Based on Derf Backderf’s critically acclaimed 2012 graphic novel, Derf writes from personal experience after attending high school with Dahmer.  Before finding out about Dahmer’s confession, Derf (his character in the movie played by Alex Wolff) considered his high school experience to be like everyone else’s.

Film writer and director, Marc Meyers asks, ‘What are those forces in one’s life that sculpt and define us? How do we become who we become? Why does one teenager find promise and his friend, meanwhile, enters adulthood broken?’

This isn’t a violent or gory film, but a character study of suspense.

Following Dahmer (Ross Lynch) through senior-high, pre-1978, the audience is shown the typical teen struggles as the isolated, unusual Dahmer is adopted by a group of boys who find his antics hilarious.

Surrounded by girls ‘aggressively’ out of their league, team-Dahmer create a high-school legend as Dahmer throws epileptic-type fits in class, in the hallway; random moments that disturb and amuse. And the antics of making Dahmer their mascot is genuinely funny, in an adolescent kind of way.

That’s what’s so unsettling about the film: the ordinary nature of kids in school being typical.

Everyone grew up with a kid like Dahmer.  But what was it that turned a kid-made-famous in school by chucking fits for attention, all for the entertainment of his new mates, into a serial killer, ultimately confessing to the murder of seventeen men and boys?

Meyer’s focusses on the characters, allowing the story to speak without flash, without overt violence like blurring the image of a gutted dog, the impression enough to evoke the heart-rending response.

This isn’t a true-crime investigation with detectives and interviews, instead, the depths of Dahmer are explored showing his struggle to connect, showing there’s wit and humour buried beneath the cold exterior.

You can see the tipping of his compulsions versus his want to be with friends changing depending on the difficulties he faces at home with his mother’s mental illness (outstanding performance of Joyce Dahmer by Anne Heche) and his parents divorcing.
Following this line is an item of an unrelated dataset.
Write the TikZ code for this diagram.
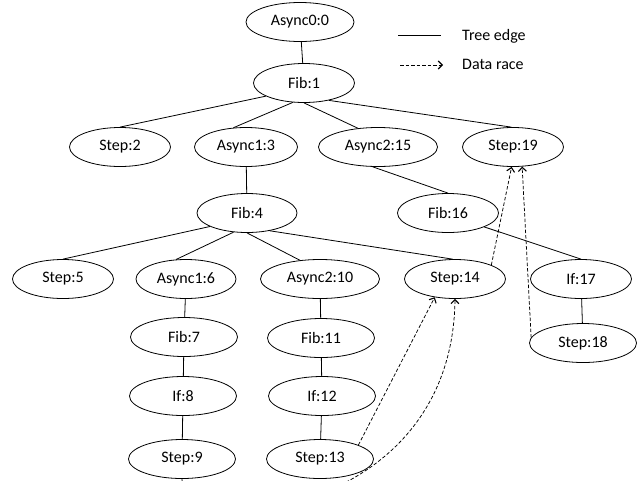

His father, Lionel Dahmer (Dallas Roberts) tries to understand the bizarre behaviour of his kid, to make the effort to encourage change like buying Dahmer a set of weights to get him out of the road-kill death hut and to maybe meet a girl.

And you can see Dahmer trying yet failing to fight against his needs.

This kid is twisted and it’s difficult yet fascinating to watch.

There’s a curiousity out there, to watch the makings of a serial killer.  But this isn’t one of those sensationalised dramatic thrills.

My Friend Dahmer is more of a quiet observation made all the more disturbing through a setting of the ordinary.